What you have to do ▸ Take the lines of the data below from the very first through the line containing "false, false, true];" and output them exactly, pictures excluded.
** Start Dataset extract **
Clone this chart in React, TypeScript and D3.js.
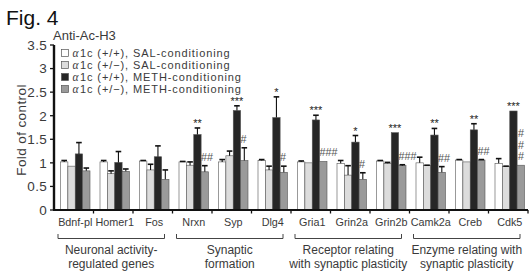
import * as d3 from 'd3';

// genes on the x axis
const genes = ['Bdnf-pl', 'Homer1', 'Fos', 'Nrxn', 'Syp', 'Dlg4', 'Gria1', 'Grin2a', 'Grin2b', 'Camk2a', 'Creb', 'Cdk5'];

// fold of control, one array per condition (+ SEM)
const salWT = [1.02, 1.02, 1.04, 1.02, 1.02, 1.05, 1.02, 0.99, 1.04, 1.0, 1.06, 0.99];
const salWTErr = [0.03, 0.03, 0.01, 0.01, 0.05, 0.02, 0.02, 0.06, 0.01, 0.12, 0.01, 0.1];
const salHet = [0.93, 0.77, 0.85, 0.95, 1.15, 0.85, 1.0, 0.74, 0.99, 0.94, 1.02, 0.92];
const salHetErr = [0, 0.06, 0.12, 0.07, 0.1, 0.08, 0, 0.2, 0.02, 0.01, 0, 0.01];
const methWT = [1.19, 1.01, 1.13, 1.6, 2.11, 1.96, 1.91, 1.44, 1.64, 1.59, 1.7, 2.1];
const methWTErr = [0.24, 0.23, 0.23, 0.14, 0.1, 0.44, 0.1, 0.14, 0, 0.14, 0.13, 0];
const methHet = [0.83, 0.82, 0.65, 0.81, 1.05, 0.8, 1.03, 0.65, 0.94, 0.8, 1.06, 0.95];
const methHetErr = [0.06, 0.05, 0.2, 0.13, 0.27, 0.13, 0, 0.14, 0.02, 0.12, 0.01, 0];

// significance marks
const stars = ['', '', '', '**', '***', '*', '***', '*', '***', '**', '**', '***'];
const hashes = ['', '', '', '##', '#', '#', '###', '#', '###', '##', '##', '###'];
const hashStacked = [false, false, false, false, false, false, false, false, false, false, false, true];

const legendLabels = ['1c (+/+), SAL-conditioning', '1c (+/\u2212), SAL-conditioning', '1c (+/+), METH-conditioning', '1c (+/\u2212), METH-conditioning'];
const yTicks = [0, 0.5, 1, 1.5, 2, 2.5, 3, 3.5];

const groups = [
  { from: 0, to: 2, lines: ['Neuronal activity-', 'regulated genes'] },
  { from: 3, to: 5, lines: ['Synaptic', 'formation'] },
  { from: 6, to: 8, lines: ['Receptor relating', 'with synaptic plasticity'] },
  { from: 9, to: 11, lines: ['Enzyme relating with', 'synaptic plasticity'] },
];

const series = [
  { key: 'salWT', values: salWT, err: salWTErr, fill: '#ffffff' },
  { key: 'salHet', values: salHet, err: salHetErr, fill: '#dcdcdc' },
  { key: 'methWT', values: methWT, err: methWTErr, fill: '#262626' },
  { key: 'methHet', values: methHet, err: methHetErr, fill: '#9a9a9a' },
];

const font = '"Liberation Sans", Arial, Helvetica, sans-serif';
const ink = '#3a3a3a';

export default function App() {
  const W = 531;
  const H = 273;
  const x0 = 54;
  const x1 = 528;
  const x = d3.scaleBand<string>().domain(genes).range([x0, x1]);
  const bw = x.bandwidth();
  const sub = d3.scaleBand<string>().domain(series.map(s => s.key)).range([6.5, 36]);
  const y = d3.scaleLinear().domain([0, 3.5]).range([210, 45]);
  const sw = sub.bandwidth();

  return (
    <div style={{ position: 'absolute', left: 0, top: 0 }}>
      <svg width={W} height={H} style={{ display: 'block', fontFamily: font }}>
        <rect width={W} height={H} fill="#fff" />
        <text x={6} y={25} fontSize={21} fill="#111">Fig. 4</text>

        {/* bars */}
        {series.map(s => (
          <g key={s.key}>
            {genes.map((g, i) => {
              const bx = (x(g) ?? 0) + (sub(s.key) ?? 0);
              const top = y(s.values[i]);
              const et = y(s.values[i] + s.err[i]);
              const cx = bx + sw / 2;
              return (
                <g key={g}>
                  <rect x={bx} y={top} width={sw} height={y(0) - top} fill={s.fill} stroke="#555" strokeWidth={0.6} />
                  {s.err[i] > 0 && (
                    <g stroke="#111" strokeWidth={1.1}>
                      <line x1={cx} x2={cx} y1={top} y2={et} />
                      <line x1={cx - 2.8} x2={cx + 2.8} y1={et} y2={et} strokeWidth={1.6} />
                    </g>
                  )}
                </g>
              );
            })}
          </g>
        ))}

        {/* stars over METH (+/+) */}
        {genes.map((g, i) => {
          if (!stars[i]) return null;
          const cx = (x(g) ?? 0) + (sub('methWT') ?? 0) + sw / 2;
          return (
            <text key={g} x={cx} y={y(methWT[i] + methWTErr[i]) - 1} fontSize={11} textAnchor="middle" fill="#222">
              {stars[i]}
            </text>
          );
        })}

        {/* hashes over METH (+/-) */}
        {genes.map((g, i) => {
          if (!hashes[i]) return null;
          const bx = (x(g) ?? 0) + (sub('methHet') ?? 0);
          const base = y(methHet[i] + methHetErr[i]) - 5;
          if (hashStacked[i]) {
            return (
              <g key={g}>
                {hashes[i].split('').map((h, k) => (
                  <text key={k} x={bx + sw / 2} y={base - k * 11.5} fontSize={11} fontStyle="italic" textAnchor="middle" fill="#555">
                    {h}
                  </text>
                ))}
              </g>
            );
          }
          return (
            <text key={g} x={bx - 0.5} y={base} fontSize={11} fontStyle="italic" fill="#555">
              {hashes[i]}
            </text>
          );
        })}

        {/* y axis */}
        <line x1={x0} x2={x0} y1={y(3.5)} y2={y(0)} stroke="#111" strokeWidth={2.4} />
        {yTicks.map(t => (
          <g key={t}>
            <line x1={x0 - 4} x2={x0} y1={y(t)} y2={y(t)} stroke="#111" strokeWidth={1.3} />
            <text x={47} y={y(t) + 4.8} fontSize={13.5} letterSpacing={0.3} textAnchor="end" fill={ink}>{t}</text>
          </g>
        ))}
        <text transform={`translate(25.5,130) rotate(-90)`} fontSize={13.5} letterSpacing={0.4} textAnchor="middle" fill={ink}>
          Fold of control
        </text>

        {/* x axis */}
        <line x1={x0 - 1} x2={x1} y1={y(0)} y2={y(0)} stroke="#111" strokeWidth={2.2} />
        {genes.map((g, i) => (
          <line key={g} x1={x0 + bw * (i + 1)} x2={x0 + bw * (i + 1)} y1={y(0)} y2={y(0) + 3.5} stroke="#111" strokeWidth={1.3} />
        ))}
        {genes.map(g => (
          <text key={g} x={(x(g) ?? 0) + bw / 2 + 1.5} y={226} fontSize={10.8} textAnchor="middle" fill={ink}>
            {g}
          </text>
        ))}

        {/* group brackets */}
        {groups.map(gr => {
          const a = (x(genes[gr.from]) ?? 0) + 4;
          const b = (x(genes[gr.to]) ?? 0) + bw - 8;
          const c = (a + b) / 2;
          return (
            <g key={gr.lines[0]}>
              <path d={`M${a},234V238.5H${b}V234`} fill="none" stroke="#444" strokeWidth={1} />
              <text x={c} y={254} fontSize={12} textAnchor="middle" fill={ink}>{gr.lines[0]}</text>
              <text x={c} y={268} fontSize={12} textAnchor="middle" fill={ink}>{gr.lines[1]}</text>
            </g>
          );
        })}

        {/* legend */}
        <text x={53} y={40} fontSize={13} fill={ink}>Anti-Ac-H3</text>
        {series.map((s, i) => {
          const cy = 53 + i * 12;
          return (
            <g key={s.key}>
              <rect x={61.5} y={cy - 3.5} width={7} height={7} fill={s.fill} stroke="#555" strokeWidth={0.7} />
              <text x={72.5} y={cy + 4} fontSize={11.5} fontFamily='"Liberation Serif", "DejaVu Serif", serif' fontStyle="italic" fill={ink}>α</text>
              <text x={80} y={cy + 4} fontSize={11} letterSpacing={0.9} fill={ink}>{legendLabels[i]}</text>
            </g>
          );
        })}
      </svg>
    </div>
  );
}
** End Dataset extract **
Solution to the exercise ▸
Clone this chart in React, TypeScript and D3.js.
import * as d3 from 'd3';

// genes on the x axis
const genes = ['Bdnf-pl', 'Homer1', 'Fos', 'Nrxn', 'Syp', 'Dlg4', 'Gria1', 'Grin2a', 'Grin2b', 'Camk2a', 'Creb', 'Cdk5'];

// fold of control, one array per condition (+ SEM)
const salWT = [1.02, 1.02, 1.04, 1.02, 1.02, 1.05, 1.02, 0.99, 1.04, 1.0, 1.06, 0.99];
const salWTErr = [0.03, 0.03, 0.01, 0.01, 0.05, 0.02, 0.02, 0.06, 0.01, 0.12, 0.01, 0.1];
const salHet = [0.93, 0.77, 0.85, 0.95, 1.15, 0.85, 1.0, 0.74, 0.99, 0.94, 1.02, 0.92];
const salHetErr = [0, 0.06, 0.12, 0.07, 0.1, 0.08, 0, 0.2, 0.02, 0.01, 0, 0.01];
const methWT = [1.19, 1.01, 1.13, 1.6, 2.11, 1.96, 1.91, 1.44, 1.64, 1.59, 1.7, 2.1];
const methWTErr = [0.24, 0.23, 0.23, 0.14, 0.1, 0.44, 0.1, 0.14, 0, 0.14, 0.13, 0];
const methHet = [0.83, 0.82, 0.65, 0.81, 1.05, 0.8, 1.03, 0.65, 0.94, 0.8, 1.06, 0.95];
const methHetErr = [0.06, 0.05, 0.2, 0.13, 0.27, 0.13, 0, 0.14, 0.02, 0.12, 0.01, 0];

// significance marks
const stars = ['', '', '', '**', '***', '*', '***', '*', '***', '**', '**', '***'];
const hashes = ['', '', '', '##', '#', '#', '###', '#', '###', '##', '##', '###'];
const hashStacked = [false, false, false, false, false, false, false, false, false, false, false, true];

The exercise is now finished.